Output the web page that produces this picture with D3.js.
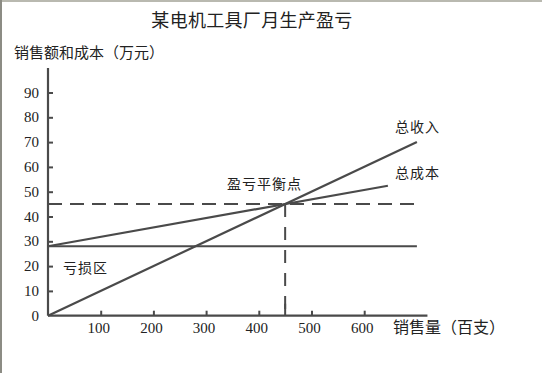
<!DOCTYPE html>
<html>
<head>
<meta charset="utf-8">
<script src="https://cdn.jsdelivr.net/npm/d3@7"></script>
<style>
  body { margin: 0; background: #fff; }
  svg text { fill: #222; }
  .cjk { font-family: "Noto Sans CJK SC", "Noto Sans", sans-serif; }
  .num { font-family: "Liberation Serif", "DejaVu Serif", serif; }
</style>
</head>
<body>
<div id="chart"></div>
<script>
var svgWidth = 542;
var svgHeight = 373;

// data (sales volume in hundreds, amount in 10k yuan)
var yTicks = [0, 10, 20, 30, 40, 50, 60, 70, 80, 90];
var xTicks = [100, 200, 300, 400, 500, 600];
var revenue = [[0, 0], [700, 70]];
var totalCost = [[0, 28], [645, 52.4]];
var fixedCost = [[0, 28], [700, 28]];
var breakEven = [450, 45];
var lineLabels = ["总收入", "总成本"];

var margin = { left: 48, top: 68, bottomY: 315.7 };

var xScale = d3.scaleLinear()
  .domain([0, 720])
  .range([margin.left, margin.left + 0.527 * 720]);

var yScale = d3.scaleLinear()
  .domain([0, 100])
  .range([margin.bottomY, margin.bottomY - 248]);

var svg = d3.select("#chart")
  .append("svg")
  .attr("width", svgWidth)
  .attr("height", svgHeight);

// frame
svg.append("rect").attr("x", 0).attr("y", 0).attr("width", svgWidth).attr("height", 2).attr("fill", "#b9b9b0");
svg.append("rect").attr("x", 0).attr("y", 0).attr("width", 2).attr("height", svgHeight).attr("fill", "#8c8c84");

var ink = "#4a4a4a";

// title
svg.append("text")
  .attr("class", "cjk")
  .attr("x", 252).attr("y", 27)
  .attr("text-anchor", "middle")
  .style("font-size", "18px")
  .style("letter-spacing", "0.3px")
  .text("某电机工具厂月生产盈亏");

svg.append("text")
  .attr("class", "cjk")
  .attr("x", 14).attr("y", 58)
  .style("font-size", "15px")
  .text("销售额和成本（万元）");

// y axis
var leftAxis = d3.axisRight(yScale)
  .tickValues(yTicks.filter(d => d > 0))
  .tickSize(5)
  .tickFormat("");

var gy = svg.append("g")
  .attr("transform", `translate(${margin.left}, 0)`)
  .call(leftAxis);
gy.select(".domain").remove();
gy.selectAll("line").attr("stroke", ink).attr("stroke-width", 2);

svg.append("line")
  .attr("x1", margin.left).attr("x2", margin.left)
  .attr("y1", margin.top).attr("y2", yScale(0))
  .attr("stroke", ink).attr("stroke-width", 2.2);

svg.selectAll(".ylab")
  .data(yTicks)
  .enter()
  .append("text")
  .attr("class", "num")
  .attr("x", 39)
  .attr("y", d => yScale(d) + 5)
  .attr("text-anchor", "end")
  .style("font-size", "15px")
  .text(d => d);

// x axis
var bottomAxis = d3.axisTop(xScale)
  .tickValues(xTicks)
  .tickSize(5)
  .tickFormat("");

var gx = svg.append("g")
  .attr("transform", `translate(0, ${yScale(0)})`)
  .call(bottomAxis);
gx.select(".domain").remove();
gx.selectAll("line").attr("stroke", ink).attr("stroke-width", 2);

svg.append("line")
  .attr("x1", margin.left).attr("x2", xScale(720))
  .attr("y1", yScale(0)).attr("y2", yScale(0))
  .attr("stroke", ink).attr("stroke-width", 2.2);

svg.selectAll(".xlab")
  .data(xTicks)
  .enter()
  .append("text")
  .attr("class", "num")
  .attr("x", d => xScale(d) - 2)
  .attr("y", 333)
  .attr("text-anchor", "middle")
  .style("font-size", "15px")
  .text(d => d);

svg.append("text")
  .attr("class", "cjk")
  .attr("x", 393).attr("y", 333)
  .style("font-size", "16px")
  .text("销售量（百支）");

// lines
var line = d3.line()
  .x(d => xScale(d[0]))
  .y(d => yScale(d[1]));

[revenue, totalCost, fixedCost].forEach(function(s) {
  svg.append("path")
    .datum(s)
    .attr("d", line)
    .attr("fill", "none")
    .attr("stroke", ink)
    .attr("stroke-width", 2.2);
});

// break-even dashes
svg.append("path")
  .datum([[0, breakEven[1]], [695, breakEven[1]]])
  .attr("d", line)
  .attr("fill", "none")
  .attr("stroke", ink)
  .attr("stroke-width", 2)
  .attr("stroke-dasharray", "14,8");

svg.append("path")
  .datum([[breakEven[0], breakEven[1]], [breakEven[0], 0]])
  .attr("d", line)
  .attr("fill", "none")
  .attr("stroke", ink)
  .attr("stroke-width", 2)
  .attr("stroke-dasharray", "13,10");

// tall tick at break-even
svg.append("line")
  .attr("x1", xScale(breakEven[0])).attr("x2", xScale(breakEven[0]))
  .attr("y1", yScale(0)).attr("y2", yScale(0) - 12)
  .attr("stroke", ink).attr("stroke-width", 2);

// labels
svg.append("text")
  .attr("class", "cjk")
  .attr("x", 395).attr("y", 132)
  .style("font-size", "14px")
  .style("letter-spacing", "1px")
  .text(lineLabels[0]);

svg.append("text")
  .attr("class", "cjk")
  .attr("x", 395).attr("y", 178)
  .style("font-size", "14px")
  .style("letter-spacing", "1px")
  .text(lineLabels[1]);

svg.append("text")
  .attr("class", "cjk")
  .attr("x", 227).attr("y", 189)
  .style("font-size", "14px")
  .style("letter-spacing", "1px")
  .text("盈亏平衡点");

svg.append("text")
  .attr("class", "cjk")
  .attr("x", 63).attr("y", 273)
  .style("font-size", "14px")
  .style("letter-spacing", "1px")
  .text("亏损区");
</script>
</body>
</html>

--

> **Written problem**:
Give back the whole listing as it stands, minus its pictures.

> **Output**:
Output the web page that produces this picture with D3.js.
<!DOCTYPE html>
<html>
<head>
<meta charset="utf-8">
<script src="https://cdn.jsdelivr.net/npm/d3@7"></script>
<style>
  body { margin: 0; background: #fff; }
  svg text { fill: #222; }
  .cjk { font-family: "Noto Sans CJK SC", "Noto Sans", sans-serif; }
  .num { font-family: "Liberation Serif", "DejaVu Serif", serif; }
</style>
</head>
<body>
<div id="chart"></div>
<script>
var svgWidth = 542;
var svgHeight = 373;

// data (sales volume in hundreds, amount in 10k yuan)
var yTicks = [0, 10, 20, 30, 40, 50, 60, 70, 80, 90];
var xTicks = [100, 200, 300, 400, 500, 600];
var revenue = [[0, 0], [700, 70]];
var totalCost = [[0, 28], [645, 52.4]];
var fixedCost = [[0, 28], [700, 28]];
var breakEven = [450, 45];
var lineLabels = ["总收入", "总成本"];

var margin = { left: 48, top: 68, bottomY: 315.7 };

var xScale = d3.scaleLinear()
  .domain([0, 720])
  .range([margin.left, margin.left + 0.527 * 720]);

var yScale = d3.scaleLinear()
  .domain([0, 100])
  .range([margin.bottomY, margin.bottomY - 248]);

var svg = d3.select("#chart")
  .append("svg")
  .attr("width", svgWidth)
  .attr("height", svgHeight);

// frame
svg.append("rect").attr("x", 0).attr("y", 0).attr("width", svgWidth).attr("height", 2).attr("fill", "#b9b9b0");
svg.append("rect").attr("x", 0).attr("y", 0).attr("width", 2).attr("height", svgHeight).attr("fill", "#8c8c84");

var ink = "#4a4a4a";

// title
svg.append("text")
  .attr("class", "cjk")
  .attr("x", 252).attr("y", 27)
  .attr("text-anchor", "middle")
  .style("font-size", "18px")
  .style("letter-spacing", "0.3px")
  .text("某电机工具厂月生产盈亏");

svg.append("text")
  .attr("class", "cjk")
  .attr("x", 14).attr("y", 58)
  .style("font-size", "15px")
  .text("销售额和成本（万元）");

// y axis
var leftAxis = d3.axisRight(yScale)
  .tickValues(yTicks.filter(d => d > 0))
  .tickSize(5)
  .tickFormat("");

var gy = svg.append("g")
  .attr("transform", `translate(${margin.left}, 0)`)
  .call(leftAxis);
gy.select(".domain").remove();
gy.selectAll("line").attr("stroke", ink).attr("stroke-width", 2);

svg.append("line")
  .attr("x1", margin.left).attr("x2", margin.left)
  .attr("y1", margin.top).attr("y2", yScale(0))
  .attr("stroke", ink).attr("stroke-width", 2.2);

svg.selectAll(".ylab")
  .data(yTicks)
  .enter()
  .append("text")
  .attr("class", "num")
  .attr("x", 39)
  .attr("y", d => yScale(d) + 5)
  .attr("text-anchor", "end")
  .style("font-size", "15px")
  .text(d => d);

// x axis
var bottomAxis = d3.axisTop(xScale)
  .tickValues(xTicks)
  .tickSize(5)
  .tickFormat("");

var gx = svg.append("g")
  .attr("transform", `translate(0, ${yScale(0)})`)
  .call(bottomAxis);
gx.select(".domain").remove();
gx.selectAll("line").attr("stroke", ink).attr("stroke-width", 2);

svg.append("line")
  .attr("x1", margin.left).attr("x2", xScale(720))
  .attr("y1", yScale(0)).attr("y2", yScale(0))
  .attr("stroke", ink).attr("stroke-width", 2.2);

svg.selectAll(".xlab")
  .data(xTicks)
  .enter()
  .append("text")
  .attr("class", "num")
  .attr("x", d => xScale(d) - 2)
  .attr("y", 333)
  .attr("text-anchor", "middle")
  .style("font-size", "15px")
  .text(d => d);

svg.append("text")
  .attr("class", "cjk")
  .attr("x", 393).attr("y", 333)
  .style("font-size", "16px")
  .text("销售量（百支）");

// lines
var line = d3.line()
  .x(d => xScale(d[0]))
  .y(d => yScale(d[1]));

[revenue, totalCost, fixedCost].forEach(function(s) {
  svg.append("path")
    .datum(s)
    .attr("d", line)
    .attr("fill", "none")
    .attr("stroke", ink)
    .attr("stroke-width", 2.2);
});

// break-even dashes
svg.append("path")
  .datum([[0, breakEven[1]], [695, breakEven[1]]])
  .attr("d", line)
  .attr("fill", "none")
  .attr("stroke", ink)
  .attr("stroke-width", 2)
  .attr("stroke-dasharray", "14,8");

svg.append("path")
  .datum([[breakEven[0], breakEven[1]], [breakEven[0], 0]])
  .attr("d", line)
  .attr("fill", "none")
  .attr("stroke", ink)
  .attr("stroke-width", 2)
  .attr("stroke-dasharray", "13,10");

// tall tick at break-even
svg.append("line")
  .attr("x1", xScale(breakEven[0])).attr("x2", xScale(breakEven[0]))
  .attr("y1", yScale(0)).attr("y2", yScale(0) - 12)
  .attr("stroke", ink).attr("stroke-width", 2);

// labels
svg.append("text")
  .attr("class", "cjk")
  .attr("x", 395).attr("y", 132)
  .style("font-size", "14px")
  .style("letter-spacing", "1px")
  .text(lineLabels[0]);

svg.append("text")
  .attr("class", "cjk")
  .attr("x", 395).attr("y", 178)
  .style("font-size", "14px")
  .style("letter-spacing", "1px")
  .text(lineLabels[1]);

svg.append("text")
  .attr("class", "cjk")
  .attr("x", 227).attr("y", 189)
  .style("font-size", "14px")
  .style("letter-spacing", "1px")
  .text("盈亏平衡点");

svg.append("text")
  .attr("class", "cjk")
  .attr("x", 63).attr("y", 273)
  .style("font-size", "14px")
  .style("letter-spacing", "1px")
  .text("亏损区");
</script>
</body>
</html>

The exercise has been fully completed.